I don't understand why we need to worry about the angles, as throughout high school, I have always been treating both the angles and the lengths of the sides as scalar quantities.
When $\pi/2 < \alpha < \pi$, we have an obtuse angle at $A$ and we must consider the geometry of the figure accordingly.
The altitude $h$ from $B$ to $AC$ is no longer "inside" the triangle. It extends to some point, say $B'$, on the line containing $AC$ such that $|B'C| > |AC|$; in other words, the signed distance $r$ would need to be negative and $b-r > b$. That said, the relationship $$r = c \cos \alpha$$ does take this into account, since when $\pi/2 < \alpha < \pi$, $-1 < \cos \alpha < 0$, consequently $-c < r < 0$.
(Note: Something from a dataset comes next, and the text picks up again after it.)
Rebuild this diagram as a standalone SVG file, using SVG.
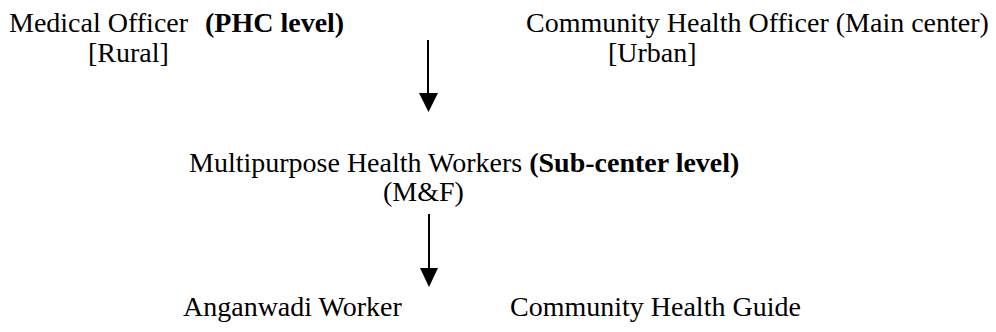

You can also see this in the final identity $$a^2 = b^2 + c^2 - 2bc \cos \alpha,$$ since again, when $\cos \alpha < 0$, the RHS exceeds $b^2 + c^2$, which is what we would have if $\alpha$ were a right angle. If we think of $b$ and $c$ as fixed and $\alpha$ allowed to vary continuously from $0$ to $\pi$, you would find that the length of $a$ increases from $0$ to $b+c$.